You open a PDF, try to drag-select a paragraph, and nothing highlights. Ctrl+F finds no matches for a word you can plainly see on the screen. Copy and paste gives you nothing.
The document isn't broken and you're not doing it wrong. The PDF contains no text. It contains a picture of text — and to a computer, a picture of the word "invoice" is no more searchable than a photograph of a cat.
This guide covers turning that picture back into real, extractable text.
Why you can't select the text
There are two completely different kinds of PDF, and they look identical to you:
- Born-digital PDFs — exported from Word, a browser, or any program. These contain actual text objects. You can select, search, and copy them.
- Scanned PDFs — produced by a scanner, a phone camera, or a fax. Each page is an image. There are no letters in the file, just pixels that happen to look like letters.
Your eyes read both effortlessly. Software can only read the first.
The one-second test: try to select a word with your cursor. If nothing highlights, it's a scan, and you need OCR.
What OCR does
OCR — Optical Character Recognition — looks at the image, recognises the shapes as letters, and writes a text layer into the PDF. The layer is invisible; it sits precisely behind the picture of each word.
The result looks exactly the same on screen, but now:
- Ctrl+F finds your words.
- You can select and copy text.
- The document is indexable by search engines and document-management systems.
- It can be converted to Word or Excel with meaningful results.
The page still looks like a scan. It just isn't dumb any more.
The steps
Open Blackpdf's OCR PDF tool and drop your scanned file in.
Select the language of the document. This matters more than people expect — see our guide on OCR in other languages.
Click Start OCR and wait — recognition takes longer than most PDF operations, because the engine is genuinely reading every page.
Download the result and test it: open it and Ctrl+F for a word you can see. If it's found, it worked.
Get better results: clean the image first
OCR accuracy is overwhelmingly a function of image quality, not of the engine. Recognition works by matching shapes to letterforms — so anything that blurs the line between ink and paper hurts it: shadows, grey backgrounds, soft focus, skew.

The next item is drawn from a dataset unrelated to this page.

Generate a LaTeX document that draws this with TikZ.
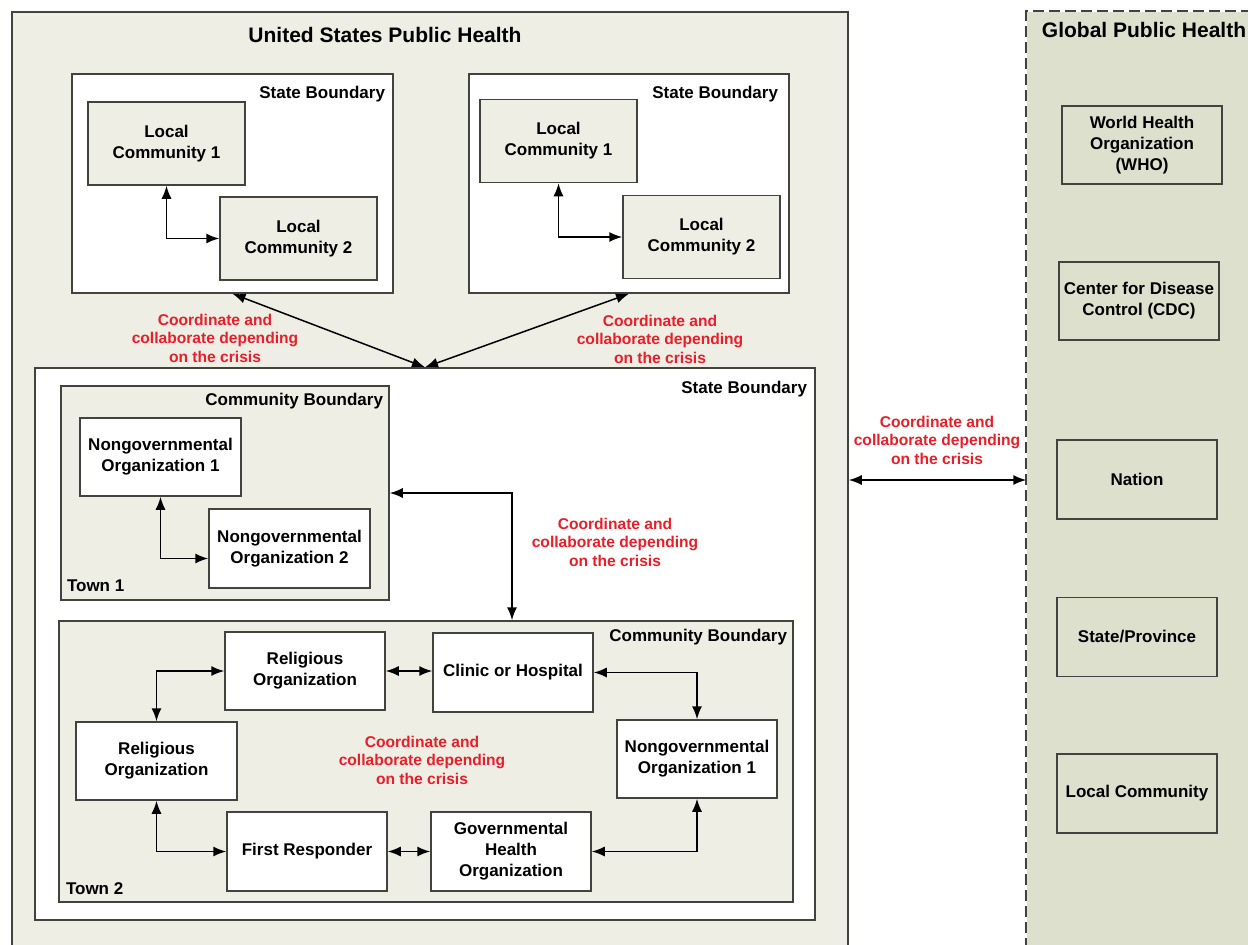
\documentclass[tikz,border=0pt]{standalone}
\usepackage{fontspec}
\setmainfont{Liberation Sans}
\usetikzlibrary{arrows.meta,positioning}

\definecolor{usbeige}{RGB}{238,238,229}
\definecolor{globgreen}{RGB}{221,224,205}
\definecolor{edgegray}{RGB}{66,66,62}
\definecolor{crisisred}{RGB}{232,30,42}

\newcommand{\orgfont}{\fontsize{17}{21}\selectfont\bfseries}
\newcommand{\headfont}{\fontsize{21}{25}\selectfont\bfseries}
\newcommand{\notefont}{\fontsize{15.6}{18.5}\selectfont\bfseries}

\tikzset{
  org/.style={draw=edgegray,line width=1.5pt,inner sep=0pt,align=center,font=\orgfont,
    minimum width=160pt,minimum height=79pt},
  orgwhite/.style={org,fill=white},
  orgbeige/.style={org,fill=usbeige,minimum width=157pt,minimum height=83pt},
  orgglob/.style={org,fill=globgreen},
  region/.style={draw=edgegray,line width=1.5pt,inner sep=0pt},
  tag/.style={font=\orgfont,inner sep=0pt},
  note/.style={font=\notefont,text=crisisred,align=center,inner sep=0pt},
  vh/.style={to path={|- (\tikztotarget)}},
  hv/.style={to path={-| (\tikztotarget)}},
  link/.style={{Latex[length=13pt,width=10pt]}-{Latex[length=13pt,width=10pt]}},
}

\begin{document}
\begin{tikzpicture}[x=1pt,y=-1pt,line width=1.5pt]
  \useasboundingbox (0,0) rectangle (1248,945);
  \fill[white] (0,0) rectangle (1248,945);
  \clip (0,0) rectangle (1248,945);

  % the two sides
  \node[region,fill=usbeige,minimum width=836pt,minimum height=936pt] (us) at (430,480) {};
  \node[fill=globgreen,inner sep=0pt,minimum width=235pt,minimum height=936pt] (global) at (1144.5,480) {};
  \draw[edgegray,line width=1.6pt,dash pattern=on 11pt off 5pt]
    (global.south west) -- (global.north west) -- (global.north east);
  \node[font=\headfont,inner sep=0pt,anchor=base] (ustitle) at (385,42) {United States Public Health};
  \node[font=\headfont,inner sep=0pt,anchor=base] (globtitle) at (1144,37.5) {Global Public Health};

  % upper states
  \node[region,fill=white,minimum width=321pt,minimum height=219pt] (sbA) at (232.5,183.5) {};
  \node[tag,anchor=base east] (sbAtag) at ([xshift=-8pt,yshift=-25pt]sbA.north east) {State Boundary};
  \node[orgbeige] (lcA1) at (166.5,143.5) {Local\\Community 1};
  \node[orgbeige] (lcA2) at (298.5,238.5) {Local\\Community 2};

  \node[region,fill=white,minimum width=320pt,minimum height=219pt] (sbB) at (629,183.5) {};
  \node[tag,anchor=base east] (sbBtag) at ([xshift=-11pt,yshift=-25pt]sbB.north east) {State Boundary};
  \node[orgbeige] (lcB1) at (558.5,141) {Local\\Community 1};
  \node[orgbeige] (lcB2) at (701.5,237) {Local\\Community 2};

  % lower state
  \node[region,fill=white,minimum width=780pt,minimum height=552pt] (sbC) at (425,644) {};
  \node[tag,anchor=base east] (sbCtag) at ([xshift=-8pt,yshift=-26pt]sbC.north east) {State Boundary};

  \node[region,fill=usbeige,minimum width=328pt,minimum height=214pt] (cbA) at (225,493) {};
  \node[tag,anchor=base east] (cbAtag) at ([xshift=-6pt,yshift=-20pt]cbA.north east) {Community Boundary};
  \node[tag,anchor=base west] (townA) at ([xshift=6pt,yshift=9pt]cbA.south west) {Town 1};
  \node[orgwhite,minimum width=161pt,minimum height=78pt] (ngoA1) at (160.5,457) {Nongovernmental\\Organization 1};
  \node[orgwhite,minimum width=161pt] (ngoA2) at (289.5,548.5) {Nongovernmental\\Organization 2};

  \node[region,fill=usbeige,minimum width=734pt,minimum height=281pt] (cbB) at (426,761.5) {};
  \node[tag,anchor=base east] (cbBtag) at ([xshift=-6pt,yshift=-21pt]cbB.north east) {Community Boundary};
  \node[tag,anchor=base west] (townB) at ([xshift=7pt,yshift=8pt]cbB.south west) {Town 2};
  \node[orgwhite,minimum height=78pt] (relT) at (305,671) {Religious\\Organization};
  \node[orgwhite] (clinic) at (513,672.5) {Clinic or Hospital};
  \node[orgwhite,minimum width=161pt,minimum height=78pt] (relL) at (156.5,761) {Religious\\Organization};
  \node[orgwhite,minimum height=78pt] (ngoB) at (697,759) {Nongovernmental\\Organization 1};
  \node[orgwhite] (first) at (307,851.5) {First Responder};
  \node[orgwhite] (gov) at (511,851.5) {Governmental\\Health\\Organization};

  % global column
  \node[orgglob,minimum height=78pt] (who) at (1142,145) {World Health\\Organization\\(WHO)};
  \node[orgglob,minimum height=78pt] (cdc) at (1139,301) {Center for Disease\\Control (CDC)};
  \node[orgglob] (nation) at (1137,479.5) {Nation};
  \node[orgglob] (province) [below=77pt of nation] {State/Province};
  \node[orgglob] (localc) [below=76pt of province] {Local Community};

  % red notes
  \node[note] (noteA) at (215,338) {Coordinate and\\collaborate depending\\on the crisis};
  \node[note] (noteB) at (660,339) {Coordinate and\\collaborate depending\\on the crisis};
  \node[note] (noteC) at (615,542) {Coordinate and\\collaborate depending\\on the crisis};
  \node[note] (noteD) at (422,760) {Coordinate and\\collaborate depending\\on the crisis};
  \node[note] (noteE) at (937,440) {Coordinate and\\collaborate depending\\on the crisis};

  \path[black,every edge/.append style={link}]
    (lcA1) edge[vh] (lcA2)
    (lcB1) edge[vh] (lcB2)
    (sbA.south) edge (sbC.north)
    (sbB.south) edge (sbC.north)
    (us) edge (global)
    (ngoA1) edge[vh] ([yshift=-10pt]ngoA2.west)
    (cbA) edge[hv] ([xshift=86pt]cbB.north)
    (relL) edge[vh] (relT)
    (relT) edge (relT -| clinic.west)
    (clinic) edge[hv] (ngoB)
    (relL) edge[vh] (first)
    (first) edge (gov)
    (gov) edge[hv] (ngoB);
\end{tikzpicture}
\end{document}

If your scan is a phone photo or an old, murky document, run it through Enhance PDF first. Flattening the lighting and raising the contrast can turn garbage recognition into near-perfect recognition, with no change to the OCR settings at all.
The order that matters:
- Rotate — get the page upright (sideways pages are catastrophic for OCR).
- Enhance — clean the image.
- OCR — now recognise the text.
- Compress — last. Never before OCR, because compression degrades exactly the letterforms the engine reads.
The full reasoning is in cleaning up a scan before OCR.
Common questions
Will OCR make the page look different?
No. The image is unchanged — OCR adds an invisible text layer behind it. The document looks exactly as it did; it's just searchable now.
Is the extracted text always accurate?
No. OCR is very good, not perfect. Accuracy depends on image quality, font,
and language. Clean, high-contrast printed text gets near-perfect results;
handwriting, ornate fonts, and poor scans get errors. Always spot-check
anything that matters — especially numbers, where a 0/O or 1/l
confusion changes the meaning.
Can it read handwriting?
Generally, no. OCR is built for printed type. Neat block capitals sometimes work; cursive essentially never does. Handwriting recognition is a different and much harder problem.
How do I get the text out into a document I can edit?
Once the PDF is OCR'd, convert it — PDF to Word for a document, or PDF to Excel for tables. Converting a scan without OCR gives you a Word file containing a picture, which is useless.
Does OCR make my file bigger?
Slightly — you're adding a text layer. It's a small addition, and it does not shrink the file (a common misconception). If size matters, compress it afterwards.
My PDF is a mix of real text and scanned pages.
Running OCR is still fine — the pages that already have text keep it, and the image-only pages gain a text layer.
Wrap-up
- Test it: can't select the text? It's a scan.
- Clean it first with Enhance PDF if it's a phone photo or a murky old document.
- Run OCR PDF, choosing the right language.
- Verify with Ctrl+F.
A scan is a picture of words. OCR turns it back into words — and once it is text, everything else (searching, copying, converting to Word) becomes possible.